Judge Upholds Kenton County, KY Strip Club Ordinances
COVINGTON, KY – Ruling that the county’s sexually oriented business licensing and regulation scheme “does not run afoul of (the plaintiffs’) First Amendment and other constitutional concerns,” U.S. District Judge David L. Bunning Monday dismissed a lawsuit challenging portions of Kenton County’s sexually oriented business ordinance.The lawsuit, brought in 2004 by four Covington area adult clubs and three club employees, was filed to prevent enforcement of a new ordinance that requires adult businesses to pay a $3,000 annual licensing fee, and mandates that a distance of five feet be maintained between performers and their patrons, both during a dancers performance and during a one-hour “cooling-off period” following a performance.
Kenton County Attorney Garry Edmondson said the case has “national significance,” according to the Cincinnati Enquirer.
“To our knowledge, no other court in the nation has been asked to decide whether a community’s prohibition of erotic dancers co-mingling with patrons is an extension of their speech,” Edmondson said.
According to the Enquirer, Edmonson said that Judge Bunning’s ruling means that the county may immediately begin enforcing the distance restriction and cooling period, and that the county will institute the annual licensing fee starting January 1st, 2007.
Of the four clubs that brought the lawsuit, Club Venus, Rodney’s LeFoxx, The Pad and Viva LeFoxx Cabaret, two remain in business – Club Venus and Rodney’s LeFoxx. The clubs are represented in the case by notable First Amendment specialist H. Louis Sirkin, who says his clients will appeal the ruling.
“We are disappointed in the decision by Judge Bunning. There are issues we disagree with in his ruling,” Sirkin said, according to the Cincinnati Post. “That is why it is wonderful that we have the appellate system in this country. It is our intention to take this matter to the Sixth Circuit, where we know we will prevail in the issues we have raised.”
In the lawsuit, the clubs contended that the county’s ordinance was an impermissible prohibition of free expression, that the ordinance holds clubs liable for the actions of employees and patrons, and permits unreasonable, warrantless searches.
According to the Post, Bunning wrote in his opinion that “While plaintiffs suggest the erotic expression does not end at the end of the stage, case law has not recognized it to extend further so as to include such commingling or private conversations.”
According to the Enquirer, the clubs claimed that the “commingling” with patrons was an extension of their on-stage erotic dances and were therefore protected free expression.
Bunning wrote in his ruling that what it is the erotic dancing itself which is protected and not “a performance which involves touching by patrons,” and could lead to criminal behavior such as prostitution or the sale of drugs.
“Basically what the commingling involved was a system of hustling drinks for sliding-scale prices ranging from $12 to $1,000 in exchange for private conversations with the entertainers,” Bunning wrote, according to the Enquirer.

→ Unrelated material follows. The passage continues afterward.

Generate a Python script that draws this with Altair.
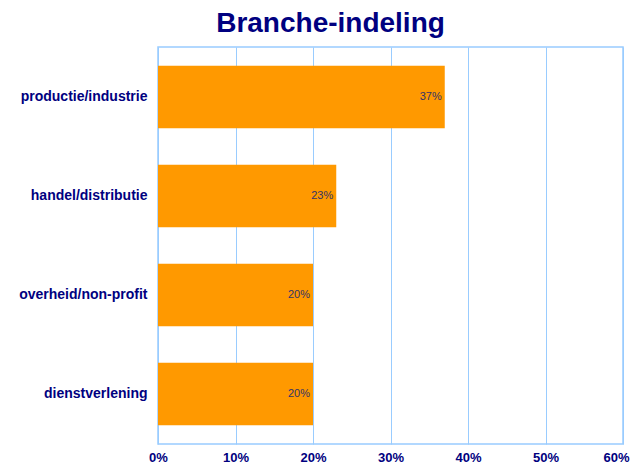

“That ‘conversation’ included everything from an actual conversation between a dancer and patron to ‘significant physical contact in a booth of a darkened room where neither conversationalist had his or her feet on the floor,’” Bunning added in his decision, noting that “some of the dancers reported that oral sex did sometimes occur.”
Bunning further reasoned that “three prostitution arrests at one of the clubs also demonstrate the potential that such ‘conversations’ carry to cause adverse secondary effects, as do the statements offered by the entertainers in conjunction with these arrests along with the report of the FBI undercover investigation regarding solicitations for prostitution.”
Sirkin countered that the prostitution arrest in question occurred at the Liberty’s Show Lounge, a club which was not party to the lawsuit, and argued that his clients should not be punished for incidents or problems that might have taken place at Liberty’s.
According to the Enquirer, Sirkin said he also found it troubling that the county was not required to recognize a long-standing agreement between the city of Covington and his clients involving such issues as licensing fees and dancers interacting with their patrons.
“My clients did not breach any of their commitments to the city of Covington, so they don’t deserve to have these additional regulations imposed on them,” Sirkin said.